|Sutton: Sons pushed him to return to coaching at San Francisco|
|Written by Admin|
|Friday, 22 February 2008 16:55|
Eddie Sutton, who recently became the fifth coach in NCAA history to reach 800 wins, said he initially wasn't enthusiastic about the job when San Francisco officials approached him in late December and asked him to be the Dons' interim coach.
But after speaking with two of his sons - Sean Sutton, who followed his father as Oklahoma State's coach, and Scott Sutton, the coach at Oral Roberts - Eddie Sutton decided to accept San Francisco's offer. Since then, the Dons are 3-11 and Sutton has recorded his landmark win.
``I had no interest in going out there,'' Sutton told The Associated Press on Friday before his induction into the Oklahoma State University Alumni Hall of Fame at the National Cowboy and Western Heritage Museum.
``Sean and Scott pushed me ... and they talked me into it. It has been an interesting experience. The people have been extremely nice.
``I've enjoyed everything except losing basketball games. I got spoiled with all those good players that I had through the years. This is the least-talented team I've ever coached.''
Sutton was in Tulsa on Thursday night to watch Oral Roberts beat Missouri-Kansas City 72-64, a win that raised the Sutton family win total to 1,000. Eddie has 801, while Scott has 164 wins in nine seasons with the Golden Eagles and Sean has 35 in two seasons at Oklahoma State.
Only two other coaching families are thought to have recorded more wins, and both of them have Oklahoma connections. Eddie Sutton's coach at Oklahoma State, Henry Iba, combined with brother Clarence and son Moe to finish with 1,143 wins. Longtime DePaul coach Ray Meyer and his sons, Joey and Tom, combined for 1,032 wins. Joey Meyer is now the coach of the Tulsa 66ers of the NBA Development League.
``I don't think Sean and I did a whole lot,'' Scott Sutton said Friday. ``But it's neat to be mentioned with the Ibas and Meyers. That's a pretty elite group. To be linked with Mr. Iba probably means more to me than reaching 1,000 wins, because, again, my father deserves most of the credit.''
Eddie Sutton retired as Oklahoma State's coach after the 2005-06 season. He won 798 games in 36 seasons at Creighton, Arkansas, Kentucky and Oklahoma State.
His retirement came a little more than three months after he took a medical leave following a Feb. 10, 2006, accident that resulted in charges of aggravated DUI, speeding and driving on the wrong side of the road. He pleaded no contest to the charges, received a one-year deferred sentence and was ordered to pay a fine. Since then, he has worked to establish a new alcohol education and support program at the university.

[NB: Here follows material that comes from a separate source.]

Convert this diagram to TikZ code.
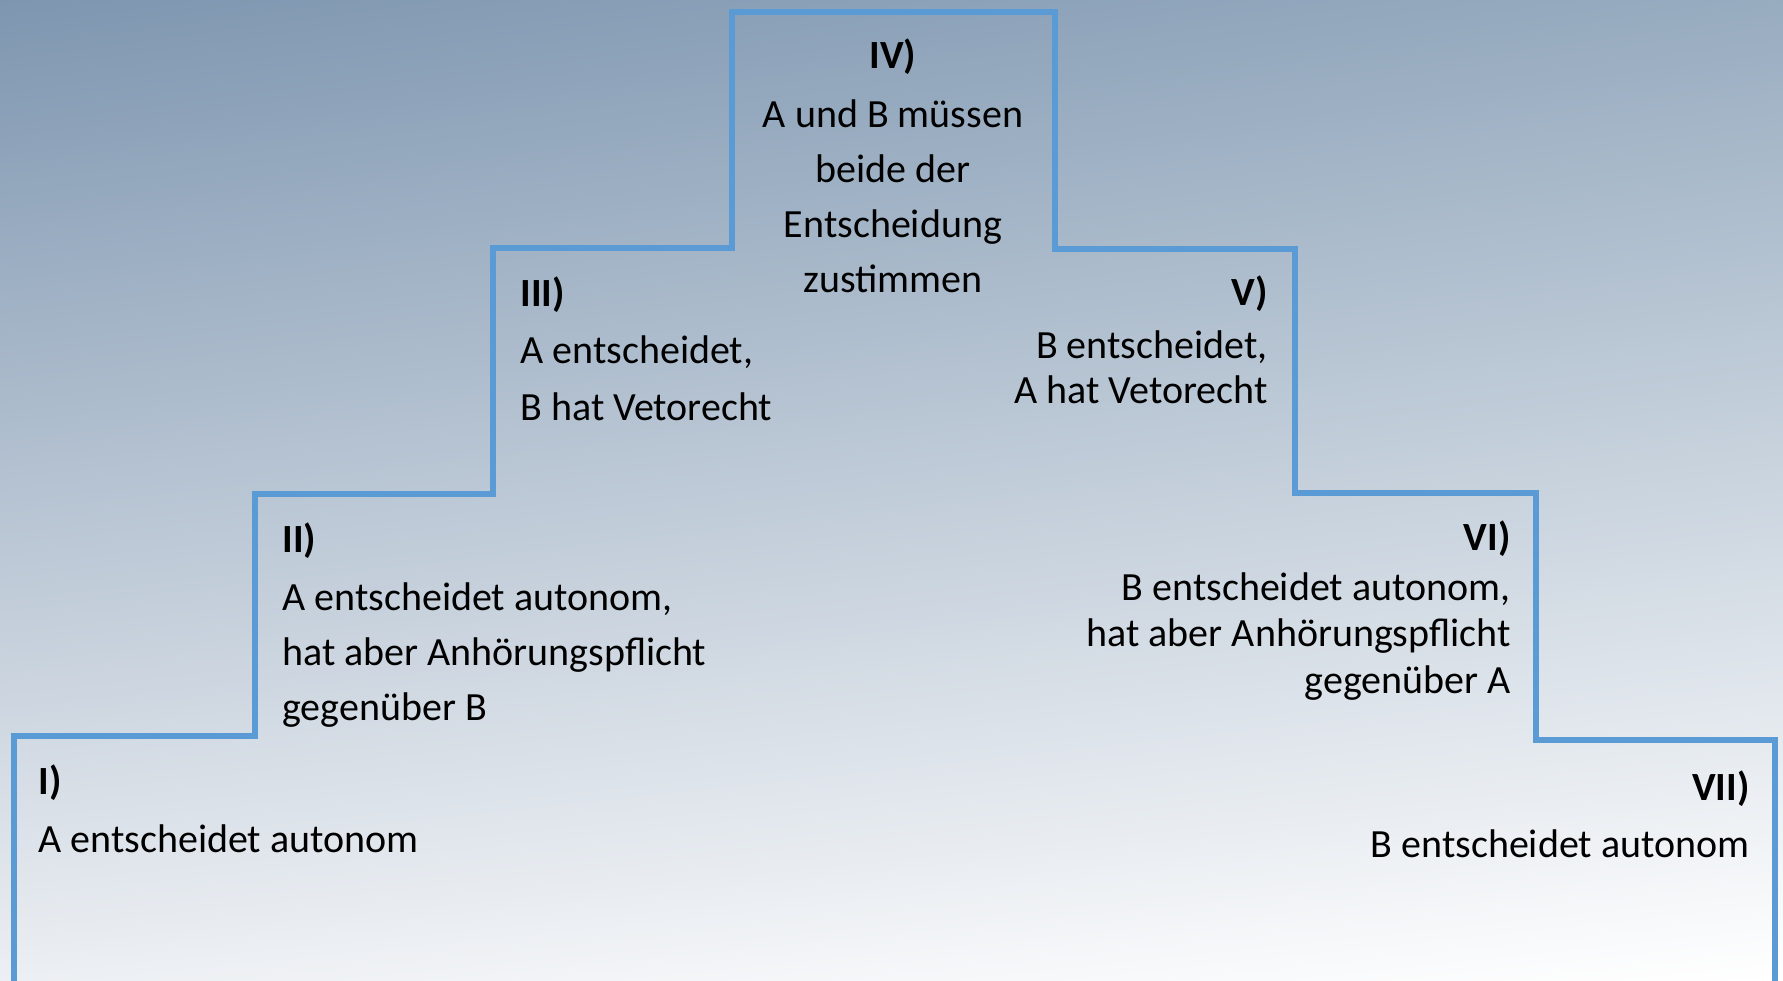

``No one wants to end their career like he ended his at OSU,'' Scott Sutton said of his father. ``It was an opportunity for 800 wins and to go out on his own terms. He'll be able to step away and have no regrets. I don't know how big of a deal it was to him, but it was a big deal to our family. It puts him in elite company. There will be very few guys to get to 800.''
Eddie Sutton recorded the milestone win Feb. 2 as the Dons won 85-82 at Pepperdine. They've since won again, beating Portland 73-60 on Monday.
The 800th win ``wasn't as important to me as to my sons and grandsons that are old enough to know what's going on,'' Eddie Sutton said. ``I kept telling them there's not that much difference between 798 and 800. They said, 'Yes, there is. There is a difference, because not many guys will win 800 games.'''
San Francisco was off this weekend, allowing Sutton the chance to return to Oklahoma to be honored by his alma mater.
``I've been very blessed with a lot of awards and honors, but when your school honors you as one of the outstanding alums and puts you in the hall of fame, that's very special,'' he said.
Sutton joined Bob Knight, Dean Smith, Adolph Rupp and Jim Phelan in the NCAA's 800-win club. Sutton said only a few active coaches - Mike Krzyzewski of Duke, Jim Calhoun of Connecticut, Jim Boeheim of Syracuse and Lute Olson of Arizona - might join that group. Sutton said the increased level of pressure on coaches now likely means not many of them will coach into their 60s or 70s.
Sutton said he hopes San Francisco is benefiting from his time there, particularly from the increased publicity the program has received since he was hired. He said before he leaves, he will offer a list of suggestions to the school that will allow the Dons to compete with West Coast Conference powers Gonzaga and St. Mary's.
``They've got to make a stronger commitment to the basketball program,'' he said.
Sutton, who will turn 72 in March, did not rule out a return to coaching after this season, but said it would not be likely. He said the president of another school visited him in San Francisco in recent weeks to gauge his interest in a job, but Sutton told him he wasn't interested.
``I think when I get through this year, I'll be finished coaching,'' Sutton said.